» Directions
Print the listing from its top line through the line containing "Knowns SEND with", nothing more, and leave out the pictures.

» Source material
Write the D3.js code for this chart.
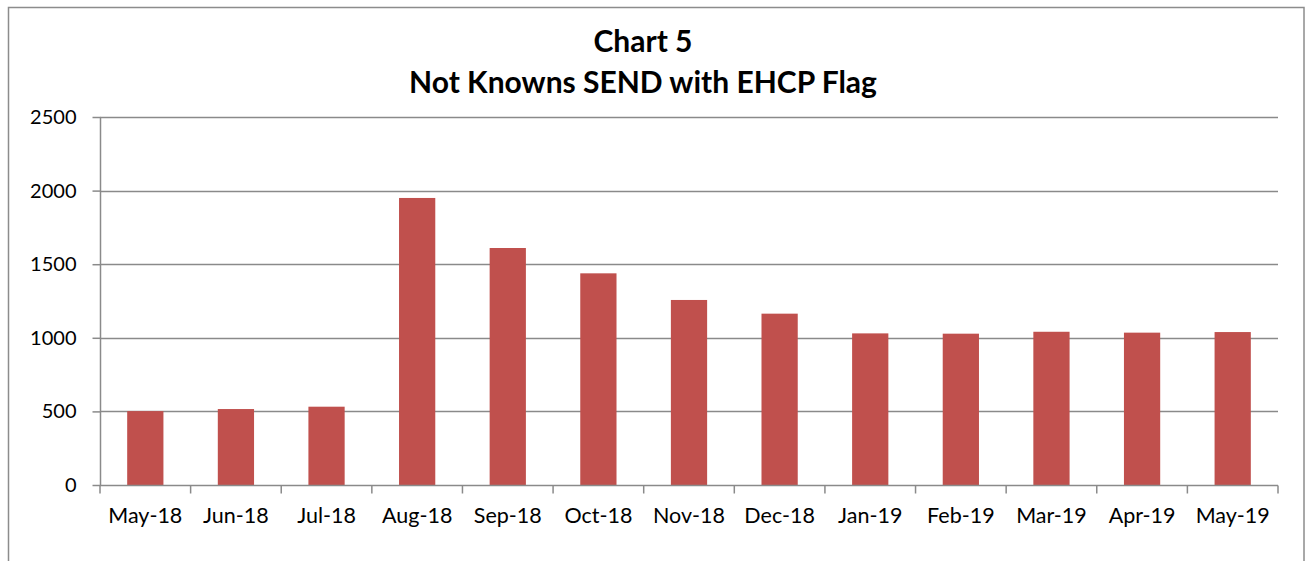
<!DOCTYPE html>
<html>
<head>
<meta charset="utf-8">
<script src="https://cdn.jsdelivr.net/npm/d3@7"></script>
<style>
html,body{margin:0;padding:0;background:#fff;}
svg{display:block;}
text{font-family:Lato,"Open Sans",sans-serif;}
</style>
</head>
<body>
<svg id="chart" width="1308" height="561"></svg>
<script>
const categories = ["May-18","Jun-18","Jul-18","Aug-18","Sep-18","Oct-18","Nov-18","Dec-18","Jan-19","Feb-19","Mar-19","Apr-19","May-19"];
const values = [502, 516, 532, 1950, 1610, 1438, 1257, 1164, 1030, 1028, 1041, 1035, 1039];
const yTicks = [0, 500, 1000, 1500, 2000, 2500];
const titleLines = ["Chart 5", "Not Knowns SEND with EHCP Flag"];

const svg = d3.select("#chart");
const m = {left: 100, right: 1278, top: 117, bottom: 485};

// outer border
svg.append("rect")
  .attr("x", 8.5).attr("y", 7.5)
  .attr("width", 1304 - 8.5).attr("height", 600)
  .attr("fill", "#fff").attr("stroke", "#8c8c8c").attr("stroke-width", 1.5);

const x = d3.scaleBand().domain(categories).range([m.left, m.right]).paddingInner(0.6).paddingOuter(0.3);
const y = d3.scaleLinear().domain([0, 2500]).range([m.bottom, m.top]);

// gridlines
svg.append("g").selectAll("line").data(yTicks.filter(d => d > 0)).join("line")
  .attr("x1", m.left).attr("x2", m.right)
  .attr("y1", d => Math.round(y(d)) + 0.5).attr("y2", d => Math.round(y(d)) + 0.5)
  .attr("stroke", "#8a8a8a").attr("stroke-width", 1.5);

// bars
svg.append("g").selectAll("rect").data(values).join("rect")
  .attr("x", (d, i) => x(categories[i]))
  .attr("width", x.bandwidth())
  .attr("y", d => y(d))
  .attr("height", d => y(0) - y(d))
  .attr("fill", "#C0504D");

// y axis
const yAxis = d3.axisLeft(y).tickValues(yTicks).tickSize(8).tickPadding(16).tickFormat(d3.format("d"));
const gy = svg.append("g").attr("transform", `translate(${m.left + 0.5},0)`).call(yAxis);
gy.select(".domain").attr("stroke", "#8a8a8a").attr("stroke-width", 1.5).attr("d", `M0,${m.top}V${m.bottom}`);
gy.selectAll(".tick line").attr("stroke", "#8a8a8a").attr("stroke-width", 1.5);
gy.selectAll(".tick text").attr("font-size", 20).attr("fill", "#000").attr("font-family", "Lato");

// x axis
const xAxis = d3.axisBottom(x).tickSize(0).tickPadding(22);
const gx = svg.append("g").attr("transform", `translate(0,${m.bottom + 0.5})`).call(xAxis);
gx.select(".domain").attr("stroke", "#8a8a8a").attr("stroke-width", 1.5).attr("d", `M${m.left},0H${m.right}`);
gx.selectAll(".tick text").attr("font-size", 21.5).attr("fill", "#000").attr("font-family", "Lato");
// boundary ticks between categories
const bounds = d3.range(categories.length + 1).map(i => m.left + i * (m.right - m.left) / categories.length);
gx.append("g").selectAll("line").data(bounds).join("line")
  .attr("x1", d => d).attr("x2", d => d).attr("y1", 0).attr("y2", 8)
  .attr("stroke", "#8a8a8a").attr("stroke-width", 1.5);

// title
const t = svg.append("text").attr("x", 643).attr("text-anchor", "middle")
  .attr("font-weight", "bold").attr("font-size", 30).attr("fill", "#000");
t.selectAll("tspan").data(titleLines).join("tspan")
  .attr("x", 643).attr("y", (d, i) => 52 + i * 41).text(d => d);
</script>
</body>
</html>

» Finished task
Write the D3.js code for this chart.
<!DOCTYPE html>
<html>
<head>
<meta charset="utf-8">
<script src="https://cdn.jsdelivr.net/npm/d3@7"></script>
<style>
html,body{margin:0;padding:0;background:#fff;}
svg{display:block;}
text{font-family:Lato,"Open Sans",sans-serif;}
</style>
</head>
<body>
<svg id="chart" width="1308" height="561"></svg>
<script>
const categories = ["May-18","Jun-18","Jul-18","Aug-18","Sep-18","Oct-18","Nov-18","Dec-18","Jan-19","Feb-19","Mar-19","Apr-19","May-19"];
const values = [502, 516, 532, 1950, 1610, 1438, 1257, 1164, 1030, 1028, 1041, 1035, 1039];
const yTicks = [0, 500, 1000, 1500, 2000, 2500];
const titleLines = ["Chart 5", "Not Knowns SEND with EHCP Flag"];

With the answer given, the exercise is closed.